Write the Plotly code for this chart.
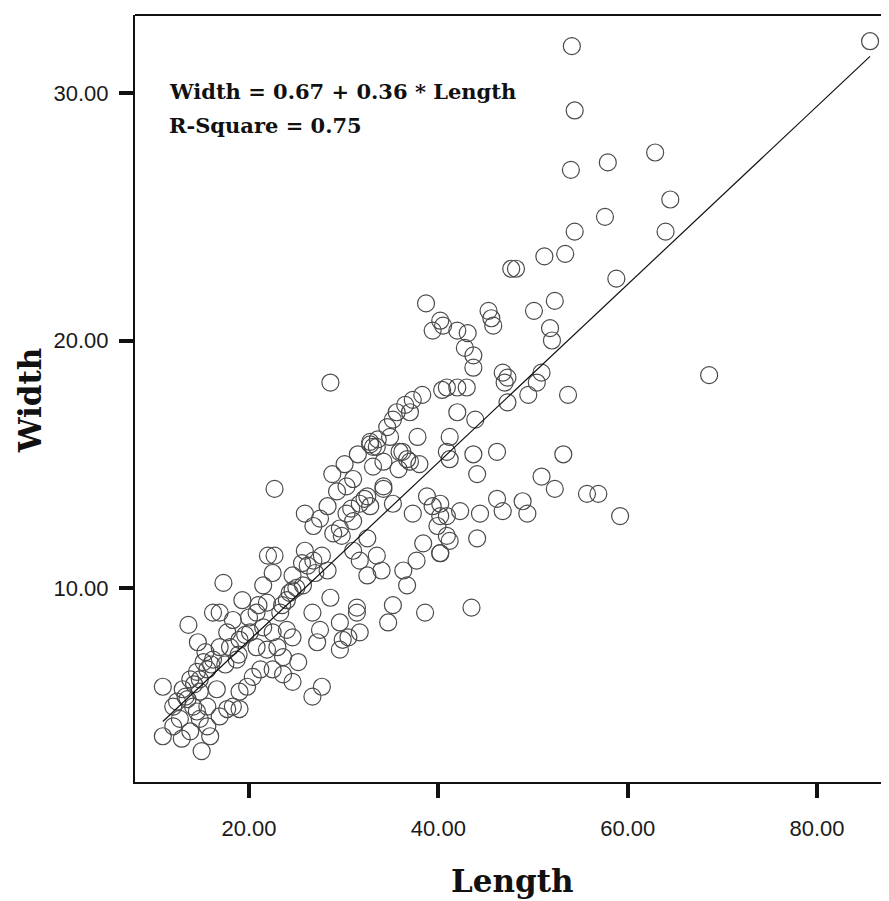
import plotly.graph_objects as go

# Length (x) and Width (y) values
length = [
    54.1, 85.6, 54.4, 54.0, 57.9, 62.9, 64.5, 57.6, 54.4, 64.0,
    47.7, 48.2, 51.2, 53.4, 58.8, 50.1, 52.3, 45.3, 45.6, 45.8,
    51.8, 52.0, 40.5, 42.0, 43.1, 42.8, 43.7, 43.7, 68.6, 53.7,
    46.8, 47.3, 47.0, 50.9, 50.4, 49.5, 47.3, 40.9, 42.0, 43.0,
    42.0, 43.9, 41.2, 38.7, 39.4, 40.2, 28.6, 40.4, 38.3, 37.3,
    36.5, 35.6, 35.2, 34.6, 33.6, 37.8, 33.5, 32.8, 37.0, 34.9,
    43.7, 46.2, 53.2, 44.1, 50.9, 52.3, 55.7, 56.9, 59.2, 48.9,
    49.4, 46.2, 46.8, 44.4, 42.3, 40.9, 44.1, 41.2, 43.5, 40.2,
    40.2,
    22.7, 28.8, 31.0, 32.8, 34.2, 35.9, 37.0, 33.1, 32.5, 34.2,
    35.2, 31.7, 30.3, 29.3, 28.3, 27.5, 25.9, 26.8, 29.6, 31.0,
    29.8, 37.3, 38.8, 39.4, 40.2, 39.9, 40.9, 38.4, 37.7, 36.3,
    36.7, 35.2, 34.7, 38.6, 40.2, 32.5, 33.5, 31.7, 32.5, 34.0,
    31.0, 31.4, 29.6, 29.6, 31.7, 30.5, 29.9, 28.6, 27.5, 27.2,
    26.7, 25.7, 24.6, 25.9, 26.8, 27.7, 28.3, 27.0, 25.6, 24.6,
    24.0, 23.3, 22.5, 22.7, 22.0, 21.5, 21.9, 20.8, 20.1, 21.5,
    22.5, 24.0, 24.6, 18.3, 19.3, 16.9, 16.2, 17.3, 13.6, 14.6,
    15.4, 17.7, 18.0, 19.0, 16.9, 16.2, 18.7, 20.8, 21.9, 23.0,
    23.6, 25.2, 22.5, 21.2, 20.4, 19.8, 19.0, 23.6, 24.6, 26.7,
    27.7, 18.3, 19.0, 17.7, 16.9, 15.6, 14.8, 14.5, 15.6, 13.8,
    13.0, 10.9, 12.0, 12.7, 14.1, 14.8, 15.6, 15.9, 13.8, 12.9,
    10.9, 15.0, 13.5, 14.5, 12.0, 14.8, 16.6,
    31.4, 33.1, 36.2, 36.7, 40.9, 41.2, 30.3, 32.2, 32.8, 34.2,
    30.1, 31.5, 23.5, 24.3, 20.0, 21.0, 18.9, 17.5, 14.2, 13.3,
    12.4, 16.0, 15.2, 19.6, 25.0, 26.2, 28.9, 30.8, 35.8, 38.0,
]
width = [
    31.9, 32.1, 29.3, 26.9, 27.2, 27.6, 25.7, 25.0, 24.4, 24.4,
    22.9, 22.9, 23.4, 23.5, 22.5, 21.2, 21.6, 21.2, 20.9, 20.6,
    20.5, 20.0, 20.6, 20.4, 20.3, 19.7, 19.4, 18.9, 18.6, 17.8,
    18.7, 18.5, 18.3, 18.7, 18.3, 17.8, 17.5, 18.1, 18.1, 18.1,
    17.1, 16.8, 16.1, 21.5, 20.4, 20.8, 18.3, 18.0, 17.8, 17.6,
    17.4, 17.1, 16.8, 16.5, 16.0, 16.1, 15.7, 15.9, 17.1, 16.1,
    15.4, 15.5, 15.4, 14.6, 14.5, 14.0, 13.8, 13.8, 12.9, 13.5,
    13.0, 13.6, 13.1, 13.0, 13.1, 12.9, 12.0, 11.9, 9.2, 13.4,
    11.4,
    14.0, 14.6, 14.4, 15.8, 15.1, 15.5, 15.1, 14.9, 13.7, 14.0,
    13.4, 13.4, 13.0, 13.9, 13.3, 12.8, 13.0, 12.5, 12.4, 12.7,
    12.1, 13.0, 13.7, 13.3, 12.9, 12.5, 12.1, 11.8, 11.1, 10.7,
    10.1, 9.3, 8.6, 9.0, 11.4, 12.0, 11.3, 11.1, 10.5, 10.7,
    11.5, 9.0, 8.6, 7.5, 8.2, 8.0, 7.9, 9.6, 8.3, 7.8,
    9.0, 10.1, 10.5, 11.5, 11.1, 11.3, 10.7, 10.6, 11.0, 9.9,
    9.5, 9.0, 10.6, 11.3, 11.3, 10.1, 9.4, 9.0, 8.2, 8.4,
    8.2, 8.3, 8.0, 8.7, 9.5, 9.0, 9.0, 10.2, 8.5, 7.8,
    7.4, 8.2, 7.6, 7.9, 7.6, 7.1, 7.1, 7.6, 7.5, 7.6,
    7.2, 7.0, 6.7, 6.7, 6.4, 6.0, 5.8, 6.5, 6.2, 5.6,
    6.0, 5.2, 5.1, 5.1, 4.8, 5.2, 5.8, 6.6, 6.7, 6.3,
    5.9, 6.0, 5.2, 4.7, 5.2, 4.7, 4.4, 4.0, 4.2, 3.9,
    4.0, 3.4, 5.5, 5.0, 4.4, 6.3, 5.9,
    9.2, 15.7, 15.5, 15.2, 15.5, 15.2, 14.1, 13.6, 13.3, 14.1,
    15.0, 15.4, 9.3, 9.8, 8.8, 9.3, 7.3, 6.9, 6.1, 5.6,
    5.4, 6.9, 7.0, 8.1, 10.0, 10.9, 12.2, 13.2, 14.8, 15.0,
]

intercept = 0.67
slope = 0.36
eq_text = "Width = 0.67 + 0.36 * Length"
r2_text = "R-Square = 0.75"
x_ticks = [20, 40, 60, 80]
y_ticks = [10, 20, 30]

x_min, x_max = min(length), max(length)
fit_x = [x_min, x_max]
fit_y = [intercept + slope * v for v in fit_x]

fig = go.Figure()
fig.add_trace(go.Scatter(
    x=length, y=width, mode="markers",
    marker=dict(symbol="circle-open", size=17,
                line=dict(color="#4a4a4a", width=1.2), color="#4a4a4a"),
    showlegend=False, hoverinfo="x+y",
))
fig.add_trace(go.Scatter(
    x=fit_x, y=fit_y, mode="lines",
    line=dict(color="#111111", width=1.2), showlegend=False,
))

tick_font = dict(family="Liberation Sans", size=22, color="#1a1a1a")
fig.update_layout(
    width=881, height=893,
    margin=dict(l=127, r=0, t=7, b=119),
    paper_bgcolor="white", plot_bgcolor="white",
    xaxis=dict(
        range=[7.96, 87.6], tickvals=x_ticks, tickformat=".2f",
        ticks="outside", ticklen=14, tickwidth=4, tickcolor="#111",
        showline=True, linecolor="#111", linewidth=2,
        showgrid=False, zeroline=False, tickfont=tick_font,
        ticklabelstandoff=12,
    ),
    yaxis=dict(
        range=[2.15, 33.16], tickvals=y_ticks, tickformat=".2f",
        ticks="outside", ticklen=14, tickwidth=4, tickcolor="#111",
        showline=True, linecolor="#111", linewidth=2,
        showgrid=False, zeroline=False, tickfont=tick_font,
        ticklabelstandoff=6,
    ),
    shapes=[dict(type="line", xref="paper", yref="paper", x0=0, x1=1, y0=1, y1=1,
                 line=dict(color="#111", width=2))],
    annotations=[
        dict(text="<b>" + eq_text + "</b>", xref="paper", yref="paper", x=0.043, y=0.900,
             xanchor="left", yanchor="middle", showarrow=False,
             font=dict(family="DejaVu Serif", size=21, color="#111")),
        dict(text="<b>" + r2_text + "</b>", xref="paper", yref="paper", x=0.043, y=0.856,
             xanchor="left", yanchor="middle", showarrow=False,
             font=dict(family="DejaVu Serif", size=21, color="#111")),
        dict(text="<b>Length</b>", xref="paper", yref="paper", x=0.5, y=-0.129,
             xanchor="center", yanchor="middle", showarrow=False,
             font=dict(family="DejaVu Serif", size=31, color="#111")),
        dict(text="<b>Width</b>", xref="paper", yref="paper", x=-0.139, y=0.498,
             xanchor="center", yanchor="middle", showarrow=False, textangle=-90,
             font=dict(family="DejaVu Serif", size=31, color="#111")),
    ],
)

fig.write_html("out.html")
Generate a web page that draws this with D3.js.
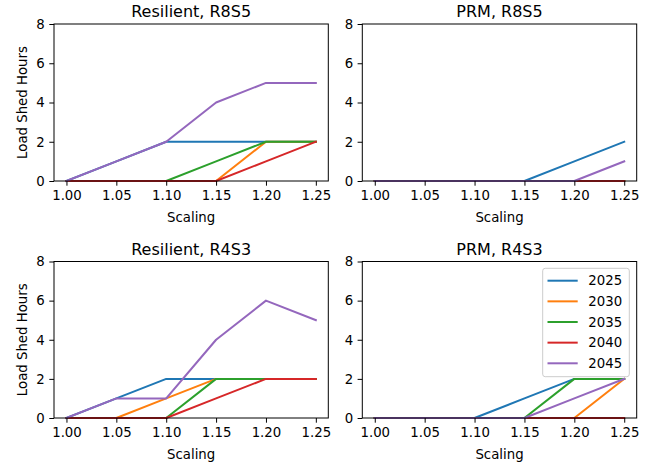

:::

### [GOAL]
Copy nothing but the lines from the first one in the listing through the line with "import plotly.graph_objects as go", and omit the pictures.

### [FINISHED EXERCISE]
Write the Plotly code for this chart.
import plotly.graph_objects as go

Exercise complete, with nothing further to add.